Je me souvenais surtout d’une sorte de discours passionné que m’avait adressé un des hommes les plus remarquables que j’aie eu l’occasion de fréquenter en Espagne. Cet homme était un prêtre espagnol. Il avait fait ses études à l’étranger. Un jour que nous causions de la question religieuse dans son pays, et que je lui répétais, pour les contrôler, quelques-unes des idées que je viens d’exposer, il m’interrompit, et m’ouvrit son âme. Je ne pourrai reproduire la véhémence du ton, mais je suis sûr des mots, qui se sont gravés dans ma mémoire.

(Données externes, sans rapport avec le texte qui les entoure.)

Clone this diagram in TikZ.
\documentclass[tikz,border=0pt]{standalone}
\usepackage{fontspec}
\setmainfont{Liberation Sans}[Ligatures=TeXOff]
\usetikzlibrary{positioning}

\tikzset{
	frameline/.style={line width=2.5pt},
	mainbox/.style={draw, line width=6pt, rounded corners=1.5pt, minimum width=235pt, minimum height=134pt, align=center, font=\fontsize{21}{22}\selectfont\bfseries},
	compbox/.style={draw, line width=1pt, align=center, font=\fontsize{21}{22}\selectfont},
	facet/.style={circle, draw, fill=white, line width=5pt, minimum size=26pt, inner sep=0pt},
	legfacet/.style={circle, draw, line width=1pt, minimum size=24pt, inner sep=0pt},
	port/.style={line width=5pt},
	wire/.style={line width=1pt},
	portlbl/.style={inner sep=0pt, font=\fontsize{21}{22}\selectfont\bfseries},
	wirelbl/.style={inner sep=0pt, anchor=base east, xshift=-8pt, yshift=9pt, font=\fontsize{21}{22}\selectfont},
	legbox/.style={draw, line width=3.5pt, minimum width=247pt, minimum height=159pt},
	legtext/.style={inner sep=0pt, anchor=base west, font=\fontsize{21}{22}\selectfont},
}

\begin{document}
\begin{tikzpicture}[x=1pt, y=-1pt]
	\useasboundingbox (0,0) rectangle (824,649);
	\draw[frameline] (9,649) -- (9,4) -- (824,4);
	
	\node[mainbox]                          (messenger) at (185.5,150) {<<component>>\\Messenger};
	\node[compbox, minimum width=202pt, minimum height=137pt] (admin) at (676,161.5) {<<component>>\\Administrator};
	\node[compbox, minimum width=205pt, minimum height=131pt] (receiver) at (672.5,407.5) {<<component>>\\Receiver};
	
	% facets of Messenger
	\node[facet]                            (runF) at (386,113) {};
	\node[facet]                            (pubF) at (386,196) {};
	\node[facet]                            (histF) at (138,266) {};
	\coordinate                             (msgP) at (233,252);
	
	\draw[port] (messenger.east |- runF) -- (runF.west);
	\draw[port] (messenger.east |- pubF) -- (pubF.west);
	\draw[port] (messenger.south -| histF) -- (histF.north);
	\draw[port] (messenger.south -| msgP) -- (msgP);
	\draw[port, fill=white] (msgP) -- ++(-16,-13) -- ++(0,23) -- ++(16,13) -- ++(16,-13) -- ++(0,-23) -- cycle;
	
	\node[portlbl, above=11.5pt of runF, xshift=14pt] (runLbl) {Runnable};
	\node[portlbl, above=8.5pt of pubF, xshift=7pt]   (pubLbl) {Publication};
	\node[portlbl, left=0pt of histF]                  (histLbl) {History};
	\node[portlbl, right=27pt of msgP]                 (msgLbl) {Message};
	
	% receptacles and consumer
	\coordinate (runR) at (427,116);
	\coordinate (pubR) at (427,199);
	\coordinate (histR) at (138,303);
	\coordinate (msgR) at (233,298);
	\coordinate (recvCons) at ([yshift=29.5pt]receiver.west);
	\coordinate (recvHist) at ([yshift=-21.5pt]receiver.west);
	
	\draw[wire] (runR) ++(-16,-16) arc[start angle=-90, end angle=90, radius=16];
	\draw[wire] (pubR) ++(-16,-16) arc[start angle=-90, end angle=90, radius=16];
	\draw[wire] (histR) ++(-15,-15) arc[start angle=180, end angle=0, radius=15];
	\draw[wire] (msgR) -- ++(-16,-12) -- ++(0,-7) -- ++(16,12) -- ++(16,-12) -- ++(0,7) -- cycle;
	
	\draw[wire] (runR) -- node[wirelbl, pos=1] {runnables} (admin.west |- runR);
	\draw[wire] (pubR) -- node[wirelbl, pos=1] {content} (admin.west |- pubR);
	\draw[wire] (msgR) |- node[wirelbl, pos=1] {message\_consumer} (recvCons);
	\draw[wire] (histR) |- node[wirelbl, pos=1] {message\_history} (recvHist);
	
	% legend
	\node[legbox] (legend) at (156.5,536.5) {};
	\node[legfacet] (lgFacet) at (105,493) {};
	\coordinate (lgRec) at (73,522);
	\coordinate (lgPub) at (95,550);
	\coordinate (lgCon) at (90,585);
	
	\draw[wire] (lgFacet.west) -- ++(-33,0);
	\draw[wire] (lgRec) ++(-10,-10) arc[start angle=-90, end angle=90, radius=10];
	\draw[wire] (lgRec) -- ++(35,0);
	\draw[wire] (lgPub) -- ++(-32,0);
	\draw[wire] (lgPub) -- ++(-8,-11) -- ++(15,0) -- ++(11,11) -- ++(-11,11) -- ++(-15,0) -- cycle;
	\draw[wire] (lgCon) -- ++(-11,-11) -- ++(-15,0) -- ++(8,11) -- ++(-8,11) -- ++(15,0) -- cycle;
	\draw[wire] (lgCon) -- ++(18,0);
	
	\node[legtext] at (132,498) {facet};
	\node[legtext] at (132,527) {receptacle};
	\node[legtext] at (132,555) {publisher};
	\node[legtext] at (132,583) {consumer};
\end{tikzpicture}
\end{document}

– Oui, me disait-il, cette réforme dans l’éducation du clergé est indispensable, mais il en existe une seconde, non moins urgente, celle de l’instruction publique en général. Toutes deux se tiennent. Écoutez-moi. Vous savez que nous avons ici plus de dix millions d’illettrés. Des sept millions restant, cinq millions seulement savent lire et écrire. Je ne veux pas trop approfondir ces lectures et ces écritures-là ! L’enseignement secondaire dure cinq ans. Pas de grec. Le latin qu’on apprend est celui des classes de sixième et de cinquième en France. J’ai toujours pensé que ce serait une chose curieuse qu’une délégation internationale, autorisée à examiner et à comparer de bons élèves en Allemagne, en Angleterre, en France et ici. Le résultat serait douloureux pour l’Espagne, mais il lui ouvrirait les yeux. Car, c’est un fait certain que le talent naturel est ici fort au-dessus de la moyenne des autres nations, lorsque les connaissances acquises restent si fort au-dessous. On n’y sait pas ce que c’est que de savoir, en général. Et ceux qui le savent, les rares, les érudits, ne font rien pour créer le mouvement qui pourrait entraîner l’opinion vers les réformes nécessaires.

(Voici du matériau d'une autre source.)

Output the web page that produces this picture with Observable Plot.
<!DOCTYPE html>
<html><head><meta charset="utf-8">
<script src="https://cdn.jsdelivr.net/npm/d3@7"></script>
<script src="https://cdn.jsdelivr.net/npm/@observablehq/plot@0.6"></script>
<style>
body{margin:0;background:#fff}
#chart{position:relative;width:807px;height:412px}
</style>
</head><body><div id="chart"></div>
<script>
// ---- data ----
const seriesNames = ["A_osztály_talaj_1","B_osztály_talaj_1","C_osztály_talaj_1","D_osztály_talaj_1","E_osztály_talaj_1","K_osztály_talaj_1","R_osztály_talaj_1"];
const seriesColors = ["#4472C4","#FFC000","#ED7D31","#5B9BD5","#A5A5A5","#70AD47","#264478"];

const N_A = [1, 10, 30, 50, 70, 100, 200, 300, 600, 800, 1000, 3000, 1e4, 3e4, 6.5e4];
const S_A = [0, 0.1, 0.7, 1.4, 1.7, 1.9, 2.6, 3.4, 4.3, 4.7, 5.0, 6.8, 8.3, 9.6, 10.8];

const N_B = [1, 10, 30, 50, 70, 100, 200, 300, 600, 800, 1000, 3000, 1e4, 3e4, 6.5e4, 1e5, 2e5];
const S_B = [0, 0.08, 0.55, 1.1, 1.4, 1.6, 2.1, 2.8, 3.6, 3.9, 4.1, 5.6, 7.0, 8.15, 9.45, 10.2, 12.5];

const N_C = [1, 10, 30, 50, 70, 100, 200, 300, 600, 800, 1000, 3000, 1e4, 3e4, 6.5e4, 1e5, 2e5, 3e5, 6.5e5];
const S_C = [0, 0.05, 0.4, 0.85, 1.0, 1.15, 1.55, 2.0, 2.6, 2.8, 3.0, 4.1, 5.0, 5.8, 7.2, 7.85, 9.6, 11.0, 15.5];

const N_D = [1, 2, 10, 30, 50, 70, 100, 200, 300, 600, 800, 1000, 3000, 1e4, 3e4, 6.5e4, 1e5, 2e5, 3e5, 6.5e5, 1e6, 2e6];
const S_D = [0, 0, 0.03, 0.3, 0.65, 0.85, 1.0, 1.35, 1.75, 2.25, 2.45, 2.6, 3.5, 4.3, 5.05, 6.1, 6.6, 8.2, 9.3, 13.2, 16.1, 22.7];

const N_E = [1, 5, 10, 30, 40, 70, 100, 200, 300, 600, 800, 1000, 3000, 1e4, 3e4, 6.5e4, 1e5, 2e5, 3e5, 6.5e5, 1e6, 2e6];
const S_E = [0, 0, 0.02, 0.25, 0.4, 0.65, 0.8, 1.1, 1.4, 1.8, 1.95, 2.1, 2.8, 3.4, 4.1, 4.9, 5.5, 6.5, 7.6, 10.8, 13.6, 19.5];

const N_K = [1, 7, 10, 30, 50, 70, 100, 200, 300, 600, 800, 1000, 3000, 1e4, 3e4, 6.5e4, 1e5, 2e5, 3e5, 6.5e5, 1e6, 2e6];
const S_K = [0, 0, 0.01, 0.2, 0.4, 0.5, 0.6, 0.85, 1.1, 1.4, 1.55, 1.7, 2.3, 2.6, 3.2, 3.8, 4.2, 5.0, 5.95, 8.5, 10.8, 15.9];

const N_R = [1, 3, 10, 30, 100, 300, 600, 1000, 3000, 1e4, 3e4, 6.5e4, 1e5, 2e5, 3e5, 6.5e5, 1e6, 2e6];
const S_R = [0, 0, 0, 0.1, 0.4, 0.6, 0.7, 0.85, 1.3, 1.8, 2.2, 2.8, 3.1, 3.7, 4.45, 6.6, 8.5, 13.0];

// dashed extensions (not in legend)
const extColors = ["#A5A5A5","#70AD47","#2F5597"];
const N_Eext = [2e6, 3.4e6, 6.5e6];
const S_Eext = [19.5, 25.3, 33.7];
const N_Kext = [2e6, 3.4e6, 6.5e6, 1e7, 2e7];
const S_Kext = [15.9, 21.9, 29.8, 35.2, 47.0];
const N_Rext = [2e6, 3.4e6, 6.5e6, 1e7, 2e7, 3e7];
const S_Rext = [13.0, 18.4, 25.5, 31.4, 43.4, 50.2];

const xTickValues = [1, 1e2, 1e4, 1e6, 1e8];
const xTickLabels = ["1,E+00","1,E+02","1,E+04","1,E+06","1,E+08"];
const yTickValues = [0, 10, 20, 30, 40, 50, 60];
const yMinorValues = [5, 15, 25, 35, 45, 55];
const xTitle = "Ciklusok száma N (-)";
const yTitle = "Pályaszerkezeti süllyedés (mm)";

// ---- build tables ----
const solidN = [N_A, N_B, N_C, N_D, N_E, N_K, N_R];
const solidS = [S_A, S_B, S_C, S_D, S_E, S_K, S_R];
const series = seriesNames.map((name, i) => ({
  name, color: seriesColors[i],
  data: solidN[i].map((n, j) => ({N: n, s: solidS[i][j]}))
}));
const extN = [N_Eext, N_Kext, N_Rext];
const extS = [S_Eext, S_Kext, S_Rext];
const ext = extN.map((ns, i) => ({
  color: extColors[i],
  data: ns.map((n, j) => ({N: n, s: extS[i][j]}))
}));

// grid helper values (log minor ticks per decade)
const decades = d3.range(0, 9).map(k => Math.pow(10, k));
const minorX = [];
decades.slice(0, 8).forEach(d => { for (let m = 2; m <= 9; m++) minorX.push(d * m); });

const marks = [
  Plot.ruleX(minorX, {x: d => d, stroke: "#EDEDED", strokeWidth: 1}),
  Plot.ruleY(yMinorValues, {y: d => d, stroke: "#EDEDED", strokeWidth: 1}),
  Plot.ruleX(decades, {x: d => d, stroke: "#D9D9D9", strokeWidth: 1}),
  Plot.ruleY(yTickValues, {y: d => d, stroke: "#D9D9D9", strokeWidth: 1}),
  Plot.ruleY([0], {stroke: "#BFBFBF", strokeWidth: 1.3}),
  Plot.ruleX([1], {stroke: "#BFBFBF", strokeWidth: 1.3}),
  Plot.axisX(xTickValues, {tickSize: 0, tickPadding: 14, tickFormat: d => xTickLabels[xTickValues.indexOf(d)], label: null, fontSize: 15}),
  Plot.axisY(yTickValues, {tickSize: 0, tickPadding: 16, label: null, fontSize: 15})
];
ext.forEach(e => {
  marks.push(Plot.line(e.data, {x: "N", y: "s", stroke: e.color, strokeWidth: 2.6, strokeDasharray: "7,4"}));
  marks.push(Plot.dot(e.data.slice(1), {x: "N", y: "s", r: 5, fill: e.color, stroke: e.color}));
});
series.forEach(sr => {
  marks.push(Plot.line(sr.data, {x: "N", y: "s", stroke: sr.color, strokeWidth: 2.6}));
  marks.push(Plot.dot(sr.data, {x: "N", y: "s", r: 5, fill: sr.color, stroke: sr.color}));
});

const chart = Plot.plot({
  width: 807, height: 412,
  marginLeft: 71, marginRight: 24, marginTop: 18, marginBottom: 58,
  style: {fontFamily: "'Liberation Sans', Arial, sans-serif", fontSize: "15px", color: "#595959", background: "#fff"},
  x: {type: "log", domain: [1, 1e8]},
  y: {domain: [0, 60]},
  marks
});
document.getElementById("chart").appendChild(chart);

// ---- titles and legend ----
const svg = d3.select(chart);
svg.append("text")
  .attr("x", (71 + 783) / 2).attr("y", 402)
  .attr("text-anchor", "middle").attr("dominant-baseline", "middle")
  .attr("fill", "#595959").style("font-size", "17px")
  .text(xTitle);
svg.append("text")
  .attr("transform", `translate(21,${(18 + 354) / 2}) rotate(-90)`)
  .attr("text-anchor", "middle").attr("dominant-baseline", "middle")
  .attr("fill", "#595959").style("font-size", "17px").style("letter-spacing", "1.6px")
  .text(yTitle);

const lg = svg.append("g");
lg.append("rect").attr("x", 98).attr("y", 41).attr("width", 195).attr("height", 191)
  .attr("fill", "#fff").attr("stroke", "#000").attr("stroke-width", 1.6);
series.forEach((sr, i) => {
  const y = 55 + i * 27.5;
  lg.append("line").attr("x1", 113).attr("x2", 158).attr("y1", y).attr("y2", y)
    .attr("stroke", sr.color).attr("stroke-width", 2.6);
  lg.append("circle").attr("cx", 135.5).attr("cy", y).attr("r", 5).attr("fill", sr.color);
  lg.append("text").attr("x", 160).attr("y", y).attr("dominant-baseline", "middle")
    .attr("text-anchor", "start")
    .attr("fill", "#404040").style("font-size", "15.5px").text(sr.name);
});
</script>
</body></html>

» Regardez-nous ! Il y a vraiment des peuples assis, comme dit la Bible. Je n’ajouterai pas, comme elle, « dans l’ombre de la mort », mais je dirai dans l’ombre de la tradition. La tradition, en Espagne, est qu’il y ait un sommet docte, des Castelar, des Cánovas, des Moret, des Menendez Pelayo, des Pereda, des Pérez Galdós, des Echegaray, quelques archevêques et évêques d’un haut talent. Et puis, brusquement, un ressaut profond, où la moyenne, la bonne moyenne intelligente, ne sait déjà plus que fort peu, lit infiniment moins que le plus petit bourgeois français, et se contente du pot-au-feu que lui sert le journal. Enfin, au-dessous de cela, le néant, énorme, s’étendant aux sept dixièmes de la nation. Et c’est une peine infinie, que de voir ces regards vifs sortir de ces faces derrière lesquelles on ne sent rien de ce qui fait palpiter ailleurs les peuples, de ce qu’on sent derrière l’œil terne des Germains et des Saxons des classes inférieures. Ici, l’instrument cérébral est supérieur, et on n’en fait pas plus de cas que de ce sol merveilleux, resté en jachères dans les Castilles et l’Andalousie.

» Grande tâche, que de renouveler ici l’instruction publique, de la rendre moderne en la laissant chrétienne, deux termes conciliables pourtant. Quelques hommes s’y sont essayés depuis soixante ans, le premier marquis de Pidal, M. Claudio Moyano. Mais depuis ? Personne n’a remplacé ces deux hommes morts depuis longtemps ; personne ne s’est voué à la tâche ingrate de glisser, parmi les papotages de la politique parlementaire, une idée, toujours la même, qui se fît jour à la fin, et s’imposât, et obligeât l’Espagne à se voir telle qu’elle est, et à se désirer différente de cela.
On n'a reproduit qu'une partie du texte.